Rate Limiting Libraries

  1. golang.org/x/time/rate - Simple but no distributed support
  2. github.com/juju/ratelimit - Good but limited features
  3. Custom implementation - Too much development effort

Success Metrics

  1. Cache Effectiveness:

    • Cache hit ratio > 80%
    • Average cache latency < 1ms
    • Memory usage within limits
  2. Rate Limiting Effectiveness:

    • < 1% of legitimate requests blocked
    • Effective protection against abuse
    • No impact on normal usage patterns
  3. System Stability:

    • Reduced database load by 50%
    • Consistent response times under load
    • No cache-related outages

Risks and Mitigations

Risk Mitigation
Cache stampede Implement cache warming and fallback logic
Memory exhaustion Set reasonable cache size limits and monitor usage
Redis failure Implement fallback to in-memory cache
Rate limit false positives Start with generous limits and monitor
Performance degradation Benchmark before and after implementation
Cache inconsistency Use appropriate invalidation strategies

Future Enhancements

  1. Cache Pre-warming - Load frequently used data at startup
  2. Two-Level Caching - Local cache + distributed cache
  3. Cache Compression - For large cache objects
  4. Dynamic Rate Limits - Adjust based on system load
  5. User-Specific Rate Limits - Different limits for different user tiers
  6. Cache Analytics - Detailed usage patterns and optimization

References

Decision Drivers

  1. Simplicity - Easy to implement and maintain
  2. Performance - Minimal impact on response times
  3. Scalability - Support for horizontal scaling
  4. Reliability - Graceful degradation on failures
  5. Open Source - Preference for open-source solutions
  6. Community - Active development and support

Conclusion

This ADR proposes a comprehensive caching and rate limiting strategy that will significantly improve the performance, scalability, and reliability of the dance-lessons-coach application.

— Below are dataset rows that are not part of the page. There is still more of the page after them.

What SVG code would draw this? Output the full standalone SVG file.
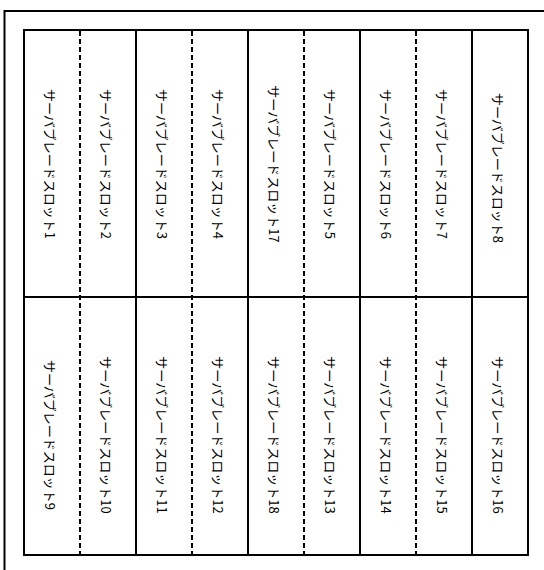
<svg xmlns="http://www.w3.org/2000/svg" width="544" height="570" viewBox="0 0 544 570">
<style>
.frame{fill:none;stroke:#000;stroke-width:2}
.solid{stroke:#000;stroke-width:2}
.dash{stroke:#000;stroke-width:2;stroke-dasharray:5 3}
.lbl{font-family:"Noto Sans CJK JP","Liberation Sans",sans-serif;font-size:13px;fill:#000;text-anchor:middle;dominant-baseline:central}
</style>
<rect x="0" y="0" width="544" height="570" fill="#fff"/>
<rect class="frame" x="4.5" y="11" width="560" height="580"/>
<g id="connectors">
<rect class="frame" x="24" y="30" width="504" height="525"/>
<line class="solid" x1="24" y1="297" x2="528" y2="297"/>
<line class="solid" x1="136" y1="30" x2="136" y2="555"/>
<line class="solid" x1="248" y1="30" x2="248" y2="555"/>
<line class="solid" x1="360" y1="30" x2="360" y2="555"/>
<line class="solid" x1="472" y1="30" x2="472" y2="555"/>
<line class="dash" x1="80" y1="31" x2="80" y2="554"/>
<line class="dash" x1="192" y1="31" x2="192" y2="554"/>
<line class="dash" x1="304" y1="31" x2="304" y2="554"/>
<line class="dash" x1="416" y1="31" x2="416" y2="554"/>
</g>
<g id="slot1"><text class="lbl" transform="translate(50.5,164) rotate(90)">サーバブレードスロット1</text></g>
<g id="slot2"><text class="lbl" transform="translate(106.5,164) rotate(90)">サーバブレードスロット2</text></g>
<g id="slot3"><text class="lbl" transform="translate(162.5,164) rotate(90)">サーバブレードスロット3</text></g>
<g id="slot4"><text class="lbl" transform="translate(218.5,164) rotate(90)">サーバブレードスロット4</text></g>
<g id="slot17"><text class="lbl" transform="translate(274.5,164) rotate(90)">サーバブレードスロット17</text></g>
<g id="slot5"><text class="lbl" transform="translate(330.5,164) rotate(90)">サーバブレードスロット5</text></g>
<g id="slot6"><text class="lbl" transform="translate(386.5,164) rotate(90)">サーバブレードスロット6</text></g>
<g id="slot7"><text class="lbl" transform="translate(442.5,164) rotate(90)">サーバブレードスロット7</text></g>
<g id="slot8"><text class="lbl" transform="translate(498.5,168) rotate(90)">サーバブレードスロット8</text></g>
<g id="slot9"><text class="lbl" transform="translate(50.5,435) rotate(90)">サーバブレードスロット9</text></g>
<g id="slot10"><text class="lbl" transform="translate(106.5,435) rotate(90)">サーバブレードスロット10</text></g>
<g id="slot11"><text class="lbl" transform="translate(162.5,435) rotate(90)">サーバブレードスロット11</text></g>
<g id="slot12"><text class="lbl" transform="translate(218.5,435) rotate(90)">サーバブレードスロット12</text></g>
<g id="slot18"><text class="lbl" transform="translate(274.5,435) rotate(90)">サーバブレードスロット18</text></g>
<g id="slot13"><text class="lbl" transform="translate(330.5,435) rotate(90)">サーバブレードスロット13</text></g>
<g id="slot14"><text class="lbl" transform="translate(386.5,435) rotate(90)">サーバブレードスロット14</text></g>
<g id="slot15"><text class="lbl" transform="translate(442.5,435) rotate(90)">サーバブレードスロット15</text></g>
<g id="slot16"><text class="lbl" transform="translate(498.5,435) rotate(90)">サーバブレードスロット16</text></g>
</svg>
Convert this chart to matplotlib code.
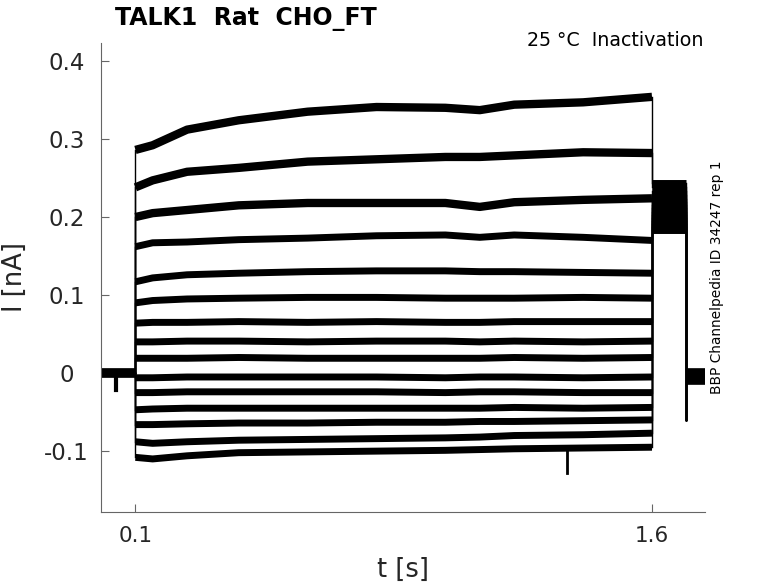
"""Inactivation current traces, TALK1 rat, CHO_FT."""

import numpy as np
import matplotlib
matplotlib.use("Agg")
import matplotlib.pyplot as plt

# Holding period before the step (s, nA)
BASE_T = [0.0, 0.100]
BASE_I = [0.0, 0.0]
DIP_T = 0.045
DIP_I = -0.022

# Sample times along the step (s)
PULSE_T = [0.10, 0.15, 0.25, 0.40, 0.60, 0.80, 1.00, 1.10, 1.20, 1.40, 1.60]

# Current during the step for each trace (nA), read at PULSE_T
TRACES = [
    [0.286, 0.292, 0.312, 0.324, 0.335, 0.341, 0.340, 0.337, 0.344, 0.347, 0.354],
    [0.238, 0.247, 0.258, 0.263, 0.271, 0.274, 0.277, 0.277, 0.279, 0.283, 0.282],
    [0.200, 0.205, 0.209, 0.215, 0.218, 0.218, 0.218, 0.213, 0.219, 0.222, 0.224],
    [0.162, 0.167, 0.168, 0.171, 0.173, 0.176, 0.177, 0.174, 0.177, 0.174, 0.170],
    [0.117, 0.122, 0.126, 0.128, 0.130, 0.131, 0.131, 0.130, 0.130, 0.129, 0.128],
    [0.090, 0.093, 0.095, 0.096, 0.097, 0.097, 0.096, 0.096, 0.096, 0.097, 0.096],
    [0.064, 0.065, 0.065, 0.066, 0.065, 0.066, 0.065, 0.065, 0.066, 0.066, 0.066],
    [0.040, 0.040, 0.041, 0.041, 0.040, 0.041, 0.041, 0.040, 0.041, 0.040, 0.041],
    [0.019, 0.019, 0.019, 0.020, 0.019, 0.019, 0.019, 0.019, 0.020, 0.019, 0.020],
    [-0.006, -0.006, -0.005, -0.005, -0.005, -0.005, -0.006, -0.005, -0.005, -0.006, -0.005],
    [-0.025, -0.025, -0.024, -0.024, -0.024, -0.024, -0.025, -0.024, -0.024, -0.025, -0.025],
    [-0.047, -0.046, -0.045, -0.045, -0.045, -0.045, -0.045, -0.045, -0.044, -0.045, -0.044],
    [-0.066, -0.066, -0.065, -0.064, -0.064, -0.063, -0.063, -0.062, -0.062, -0.061, -0.060],
    [-0.088, -0.090, -0.088, -0.086, -0.085, -0.084, -0.083, -0.082, -0.080, -0.079, -0.077],
    [-0.108, -0.110, -0.106, -0.102, -0.101, -0.100, -0.099, -0.098, -0.097, -0.096, -0.095],
]

# Short downward spike on the lowest trace
SPIKE_T = 1.353
SPIKE_I = [-0.097, -0.128]

# Tail step after 1.6 s, one level per trace (nA)
TAIL_T = [1.60, 1.70]
TAIL_I = [0.243, 0.238, 0.233, 0.228, 0.223, 0.219, 0.215, 0.211, 0.207,
          0.203, 0.199, 0.195, 0.191, 0.187, 0.183]

# Return to holding potential
POST_T = [1.700, 1.754]
POST_I = -0.004
POST_SPIKE_I = -0.060

fig = plt.figure(figsize=(7.78, 5.83), dpi=100)
ax = fig.add_axes([0.1298, 0.1218, 0.7764, 0.8044])

# noisy traces are thick bands; the voltage-step jumps are thin
band = dict(color="black", solid_joinstyle="round", solid_capstyle="butt")
for k, (trace, tail) in enumerate(zip(TRACES, TAIL_I)):
    lw = 6.0 if k < 3 else 5.0
    ax.plot(PULSE_T, trace, lw=lw, **band)
    ax.plot(TAIL_T, [tail, tail], lw=5.0, **band)
    ax.plot([PULSE_T[0], PULSE_T[0]], [BASE_I[-1], trace[0]], color="black", lw=1.0)
    ax.plot([TAIL_T[0], TAIL_T[0]], [trace[-1], tail], color="black", lw=1.0)
    ax.plot([POST_T[0], POST_T[0]], [tail, POST_SPIKE_I], color="black", lw=1.0)

ax.plot(BASE_T, BASE_I, lw=7.0, **band)
ax.plot([DIP_T, DIP_T], [BASE_I[0], DIP_I], color="black", lw=3.0)
ax.plot(POST_T, [POST_I, POST_I], lw=12.0, **band)
ax.plot([SPIKE_T, SPIKE_T], SPIKE_I, color="black", lw=2.0)

ax.set_xlim(0, 1.754)
ax.set_ylim(-0.178, 0.423)
ax.set_xticks([0.1, 1.6])
ax.set_xticklabels(["0.1", "1.6"])
ax.set_yticks([-0.1, 0, 0.1, 0.2, 0.3, 0.4])
ax.set_yticklabels(["-0.1", "0", "0.1", "0.2", "0.3", "0.4"])

for side in ["top", "right"]:
    ax.spines[side].set_visible(False)
for side in ["left", "bottom"]:
    ax.spines[side].set_color("#666666")
    ax.spines[side].set_linewidth(0.8)
ax.tick_params(direction="in", length=6, width=0.8, color="#666666",
               labelsize=16.5, labelcolor="#262626")
ax.tick_params(axis="x", pad=10, labelsize=15.5)
ax.tick_params(axis="y", pad=25)
for lab in ax.get_yticklabels():
    lab.set_horizontalalignment("center")

ax.set_xlabel("t [s]", fontsize=18.5, color="#262626", labelpad=8)
ax.set_ylabel("I [nA]", fontsize=18.5, color="#262626")
ax.yaxis.set_label_coords(-0.121, 0.501)

fig.text(0.148, 0.967, "TALK1  Rat  CHO_FT", fontsize=17, fontweight="bold",
         va="center", ha="left")
fig.text(0.904, 0.930, "25 °C  Inactivation", fontsize=13.7, va="center", ha="right")
fig.text(0.921, 0.524, "BBP Channelpedia ID 34247 rep 1", fontsize=9.9,
         rotation=90, va="center", ha="center")

fig.savefig("out.png", dpi=100)
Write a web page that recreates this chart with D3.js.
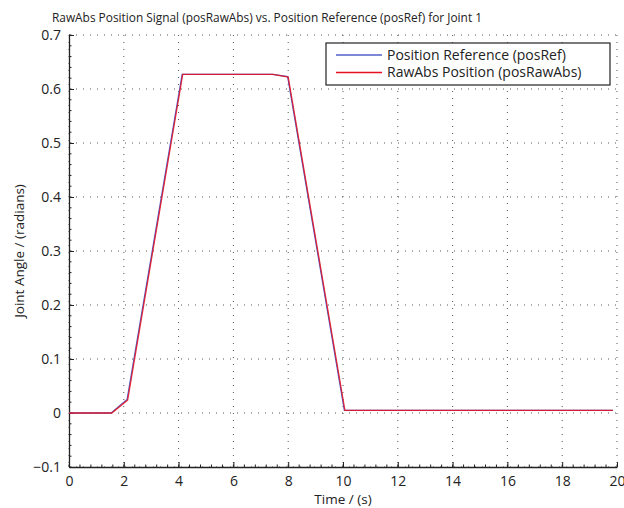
<!DOCTYPE html>
<meta charset="utf-8">
<script src="https://d3js.org/d3.v7.min.js"></script>
<style>
  body { margin: 0; background: #fff; }
  text { font-family: "Open Sans", "Noto Sans", sans-serif; fill: #222; }
</style>
<div id="chart"></div>
<script>
// data
var refTime    = [0, 1.54, 2.12, 4.13, 7.43, 7.98, 10.05, 19.85];
var refPos     = [0, 0, 0.025, 0.627, 0.627, 0.623, 0.005, 0.005];
var rawTime    = [0, 1.56, 2.14, 4.15, 7.45, 8.00, 10.07, 19.85];
var rawPos     = [0, 0, 0.024, 0.627, 0.627, 0.622, 0.005, 0.005];
var xTicks     = [0, 2, 4, 6, 8, 10, 12, 14, 16, 18, 20];
var yTicks     = [-0.1, 0, 0.1, 0.2, 0.3, 0.4, 0.5, 0.6, 0.7];
var seriesNames = ["Position Reference (posRef)", "RawAbs Position (posRawAbs)"];
var seriesColors = ["#5060c8", "#e8101e"];

var W = 624, H = 508;
var margin = {top: 35, right: 7, bottom: 41, left: 69},
    width = W - margin.left - margin.right,
    height = H - margin.top - margin.bottom;

var svg = d3.select("#chart").append("svg")
    .attr("width", W).attr("height", H)
  .append("g")
    .attr("transform", "translate(" + margin.left + "," + margin.top + ")");

var x = d3.scaleLinear().domain([0, 20]).range([0, width]);
var y = d3.scaleLinear().domain([-0.1, 0.7]).range([height, 0]);

// dotted grid
svg.selectAll("vgrid").data(xTicks).enter().append("line")
    .attr("x1", function(d) { return x(d); }).attr("x2", function(d) { return x(d); })
    .attr("y1", 0).attr("y2", height)
    .attr("stroke", "#555").attr("stroke-width", 1)
    .attr("stroke-dasharray", "1,6");
svg.selectAll("hgrid").data(yTicks).enter().append("line")
    .attr("y1", function(d) { return y(d); }).attr("y2", function(d) { return y(d); })
    .attr("x1", 0).attr("x2", width)
    .attr("stroke", "#555").attr("stroke-width", 1)
    .attr("stroke-dasharray", "1,6");

// minor ticks
var xMinor = d3.range(0, 20.001, 0.4);
var yMinor = d3.range(-0.1, 0.7001, 0.02);
svg.selectAll("xminor").data(xMinor).enter().append("line")
    .attr("x1", function(d) { return x(d); }).attr("x2", function(d) { return x(d); })
    .attr("y1", height).attr("y2", height - 2.5)
    .attr("stroke", "#222");
svg.selectAll("yminor").data(yMinor).enter().append("line")
    .attr("y1", function(d) { return y(d); }).attr("y2", function(d) { return y(d); })
    .attr("x1", 0).attr("x2", 2.5)
    .attr("stroke", "#222");

// axes
var xAxis = svg.append("g")
    .attr("transform", "translate(0," + height + ")")
    .call(d3.axisBottom(x).tickValues(xTicks).tickSizeInner(-5).tickSizeOuter(0).tickPadding(9));
var yAxis = svg.append("g")
    .call(d3.axisLeft(y).tickValues(yTicks).tickSizeInner(-5).tickSizeOuter(0).tickPadding(8)
      .tickFormat(function(d) { return d === 0 ? "0" : d3.format(".1f")(d).replace("-", "\u2212"); }));
[xAxis, yAxis].forEach(function(a) {
  a.select(".domain").attr("stroke", "#222").attr("stroke-width", 1.3);
  a.selectAll(".tick line").attr("stroke", "#222");
  a.selectAll(".tick text").style("font-size", "14px").attr("fill", "#222");
});

// lines
var line = d3.line()
    .x(function(d) { return x(d[0]); })
    .y(function(d) { return y(d[1]); });
svg.append("path")
    .datum(d3.zip(refTime, refPos))
    .attr("d", line).attr("fill", "none")
    .attr("stroke", seriesColors[0]).attr("stroke-width", 1.3);
svg.append("path")
    .datum(d3.zip(rawTime, rawPos))
    .attr("d", line).attr("fill", "none")
    .attr("stroke", seriesColors[1]).attr("stroke-width", 1.3)
    .attr("stroke-opacity", 0.85);

// legend
var lg = svg.append("g").attr("transform", "translate(" + (326 - margin.left) + "," + (43 - margin.top) + ")");
lg.append("rect").attr("width", 284).attr("height", 42)
    .attr("fill", "#fff").attr("stroke", "#222").attr("stroke-width", 1.2);
seriesNames.forEach(function(name, i) {
  var yy = 12 + i * 17.5;
  lg.append("line").attr("x1", 10).attr("x2", 56).attr("y1", yy).attr("y2", yy)
      .attr("stroke", seriesColors[i]).attr("stroke-width", 1.3);
  lg.append("text").attr("x", 61).attr("y", yy).attr("dy", "0.35em")
      .style("font-size", "14px").text(name);
});

// title and labels
svg.append("text")
    .attr("x", 267 - margin.left).attr("y", 17 - margin.top)
    .attr("text-anchor", "middle").attr("dy", "0.35em")
    .style("font-size", "13px")
    .attr("textLength", 430).attr("lengthAdjust", "spacingAndGlyphs")
    .text("RawAbs Position Signal (posRawAbs) vs. Position Reference (posRef) for Joint 1");
svg.append("text")
    .attr("x", width / 2).attr("y", height + 32)
    .attr("text-anchor", "middle").attr("dy", "0.35em")
    .style("font-size", "13.5px")
    .text("Time / (s)");
svg.append("text")
    .attr("transform", "rotate(-90)")
    .attr("x", -(y(0.3))).attr("y", 19 - margin.left)
    .attr("text-anchor", "middle").attr("dy", "0.35em")
    .style("font-size", "13.5px")
    .text("Joint Angle / (radians)");
</script>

The phased approach allows for gradual implementation and testing, minimizing risk while delivering value at each stage.

The combination of in-memory caching for single-instance deployments and Redis-compatible caching for distributed environments provides flexibility for different deployment scenarios. The rate limiting implementation will protect the application from abuse while maintaining a good user experience.

This strategy aligns with our architectural principles of simplicity, performance, and scalability while using well-established open-source technologies with strong community support.